Fitzcarraldo (1982) (PG)
Werner Herzog's "Fitzcarraldo"is a work that feels as laborious as a ship being pulled up a mountain, which is coincidentally a huge part of the movie. True to form, our main character has to take a journey, both physical and emotional to the point where he's almost breaking.
What is curiously bizarre about "Fitzcarraldo" is how poetic it tries to be. Our lead man, Brian Fitzgerald (Herzog favorite Klaus Kinski) is in love with opera, in particular opera legend Caruso. He is so desperate to bring an opera house to the jungles of South America, that he is willing to do the craziest things. While everyone else is becoming rich and famous making rubber, Fitzgerald is trying to sell ice.

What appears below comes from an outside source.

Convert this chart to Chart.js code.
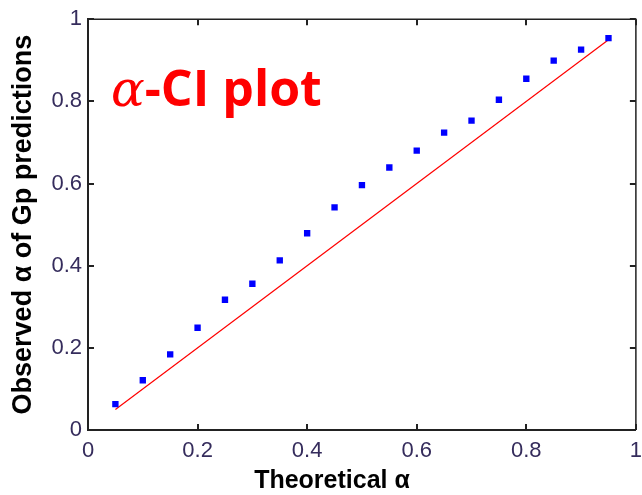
<!DOCTYPE html>
<html lang="en">
<head>
    <meta charset="UTF-8">
    <script src="https://cdn.jsdelivr.net/npm/chart.js"></script>
    <title>alpha-CI plot</title>
    <style>
        body {
            margin: 0;
            padding: 0;
            background: #fff;
            overflow: hidden;
        }
        .wrap {
            position: relative;
            width: 642px;
            height: 495px;
            overflow: hidden;
        }
        canvas {
            position: absolute;
            left: 0;
            top: 0;
        }
        .label-big {
            position: absolute;
            left: 111px;
            top: 62px;
            color: #ff0000;
            font-family: "Open Sans", Lato, sans-serif;
            font-weight: bold;
            font-size: 50px;
            line-height: 1;
            white-space: nowrap;
        }
        .label-big .greek {
            font-family: "DejaVu Serif", serif;
            font-style: italic;
            font-weight: normal;
        }
        .x-title {
            position: absolute;
            left: 232px;
            top: 465px;
            width: 200px;
            text-align: center;
            font-family: "Liberation Sans", Arial, sans-serif;
            font-weight: bold;
            font-size: 25px;
            color: #000;
        }
    </style>
</head>
<body>
<div class="wrap">
    <canvas id="ciChart" width="650" height="495"></canvas>
    <div class="label-big"><span class="greek">α</span>-CI plot</div>
    <div class="x-title">Theoretical α</div>
</div>

<script>
    // theoretical alpha levels and what the GP predictions actually covered
    const theoretical = [0.05, 0.10, 0.15, 0.20, 0.25, 0.30, 0.35, 0.40, 0.45, 0.50,
                         0.55, 0.60, 0.65, 0.70, 0.75, 0.80, 0.85, 0.90, 0.95];
    const observed = [0.063, 0.121, 0.184, 0.249, 0.317, 0.356, 0.413, 0.479, 0.542, 0.596,
                      0.639, 0.680, 0.724, 0.753, 0.804, 0.855, 0.899, 0.926, 0.954];
    // ideal y = x reference line
    const idealX = [0.05, 0.95];
    const idealY = [0.05, 0.95];
    const xTicks = [0, 0.2, 0.4, 0.6, 0.8, 1];
    const yTicks = [0, 0.2, 0.4, 0.6, 0.8, 1];

    const tickColor = '#352c5c';

    // matlab style: ticks point into the plot, box on all four sides
    const inwardTicks = {
        id: 'inwardTicks',
        afterDraw(chart) {
            const { ctx, chartArea: a, scales } = chart;
            const len = 6;
            ctx.save();
            ctx.strokeStyle = '#222';
            ctx.lineWidth = 1.5;
            ctx.beginPath();
            ctx.moveTo(a.left, a.top);
            ctx.lineTo(a.right, a.top);
            ctx.lineTo(a.right, a.bottom);
            ctx.stroke();
            ctx.lineWidth = 2;
            ctx.beginPath();
            scales.x.ticks.forEach((t, i) => {
                const px = Math.round(scales.x.getPixelForTick(i));
                ctx.moveTo(px, a.bottom);
                ctx.lineTo(px, a.bottom - len);
                ctx.moveTo(px, a.top);
                ctx.lineTo(px, a.top + len);
            });
            scales.y.ticks.forEach((t, i) => {
                const py = Math.round(scales.y.getPixelForTick(i));
                ctx.moveTo(a.left, py);
                ctx.lineTo(a.left + len, py);
                ctx.moveTo(a.right, py);
                ctx.lineTo(a.right - len, py);
            });
            ctx.stroke();
            ctx.restore();
        }
    };

    new Chart(document.getElementById('ciChart'), {
        type: 'scatter',
        data: {
            datasets: [{
                label: 'Observed',
                data: theoretical.map((x, i) => ({ x: x, y: observed[i] })),
                pointStyle: 'rect',
                pointRadius: 4.5,
                backgroundColor: '#0000ff',
                borderColor: '#0000ff',
                borderWidth: 0
            }, {
                label: 'Ideal',
                type: 'line',
                data: idealX.map((x, i) => ({ x: x, y: idealY[i] })),
                borderColor: '#ff0000',
                borderWidth: 1.2,
                pointRadius: 0,
                fill: false
            }]
        },
        options: {
            responsive: false,
            animation: false,
            layout: { padding: { left: 0, top: 17, right: 7, bottom: 0 } },
            plugins: {
                legend: { display: false },
                tooltip: { enabled: false }
            },
            scales: {
                x: {
                    type: 'linear',
                    min: 0,
                    max: 1,
                    afterBuildTicks: s => { s.ticks = xTicks.map(v => ({ value: v })); },
                    afterFit: s => { s.height = 65; },
                    grid: { drawOnChartArea: false, drawTicks: false },
                    border: { display: true, color: '#222', width: 2 },
                    ticks: {
                        padding: 8,
                        color: tickColor,
                        autoSkip: false,
                        maxRotation: 0,
                        font: { family: 'Liberation Sans', size: 22 },
                        callback: v => String(v)
                    }
                },
                y: {
                    type: 'linear',
                    min: 0,
                    max: 1,
                    afterBuildTicks: s => { s.ticks = yTicks.map(v => ({ value: v })); },
                    afterFit: s => { s.width = 88; },
                    grid: { drawOnChartArea: false, drawTicks: false },
                    border: { display: true, color: '#222', width: 2 },
                    title: {
                        display: true,
                        text: 'Observed α of Gp predictions',
                        color: '#000',
                        padding: { top: 7, bottom: 0 },
                        font: { family: 'Liberation Sans', size: 27, weight: 'bold' }
                    },
                    ticks: {
                        padding: 6,
                        color: tickColor,
                        autoSkip: false,
                        font: { family: 'Liberation Sans', size: 22 },
                        callback: v => String(v)
                    }
                }
            }
        },
        plugins: [inwardTicks]
    });
</script>
</body>
</html>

This ludicrous venture turns out a little lukewarm and soon his wife—who owns a brothel—convinces him to join the rubber craze as everyone else has done.
Pride comes before a fall—Fitzgerald is so obsessed with his hubris and his art that he is willing to burn every and all bridges behind him just so he can stay atop his high horse. Naturally, this isn't he best way to earn business enterprises, but we get the feeling that this is not a rational man...not at all.
With his wife's prostitution money, Fitzgerald buys a steamship and hatches a plan. He will go up the Amazon and try to find trees to make rubber from. One of the many problems that he may encounter is the native tribe that lives upstream and is said to be quite savage when dealing with foreigners. So with steamship in hand and the wife left at home, he heads towards "his destiny", throwing caution to the wind and hiring a questionable crew.
"Fitzcarraldo" (so titled because it reflects a mispronunciation of the lead character's name) is a movie about failure and success. Almost every single thing that Fitzgerald tries to accomplish gets shut down and crumbles into disrepair. He tried to build a railroad, start an ice company, build a road over a mountain...they all seem to fail.
This is why there is great tension to "Fitzcarraldo", not because of the doom and possibility of death that hangs overhead. The tension is here because we all fear (and hope) that Fitzgerald will have another failure and will crumble much like his previous businesses. We saw it in "Aguirre, the Wrath of God" when Kinski was left standing on the middle of boat, king of the primates, beholding his glory in despair and half-insane pride. With "Fitzcarraldo", the emotions are much lower and much more muted, though the crazy shouting does occur here. The problem with the movie, like every other Herzog film I've seen, is that it's so damn boring. Almost reaching the three-hour mark and much of the film silent, "Fitzcarraldo" makes one wonder what they are doing with their life. I could have been so much more productive if I wasn't sitting on a couch for a long time...then again, it was just a matter of what other movie could I have watched.
Anyways...I'm being too harsh.
There is something fascinating about "Fitzcarraldo" in a fashion that I haven't noticed in Herzog's other work. I find the characters more believable, the scenery more digestible (though it essentially looks filmed in the same location that "Aguirre" was shot), and the pompous music more fitting to the mood. Herzog takes his time with everything. He likes to make sure that the atmosphere is just perfect and in doing so, sometimes he oversteps his time limit.
"Fitzcarraldo" does hold it glorious moments and its intrigue. It's gripping at parts and just plain goofy in others...in the end, I'm not sure I know what to think about it, which could have been the point all along.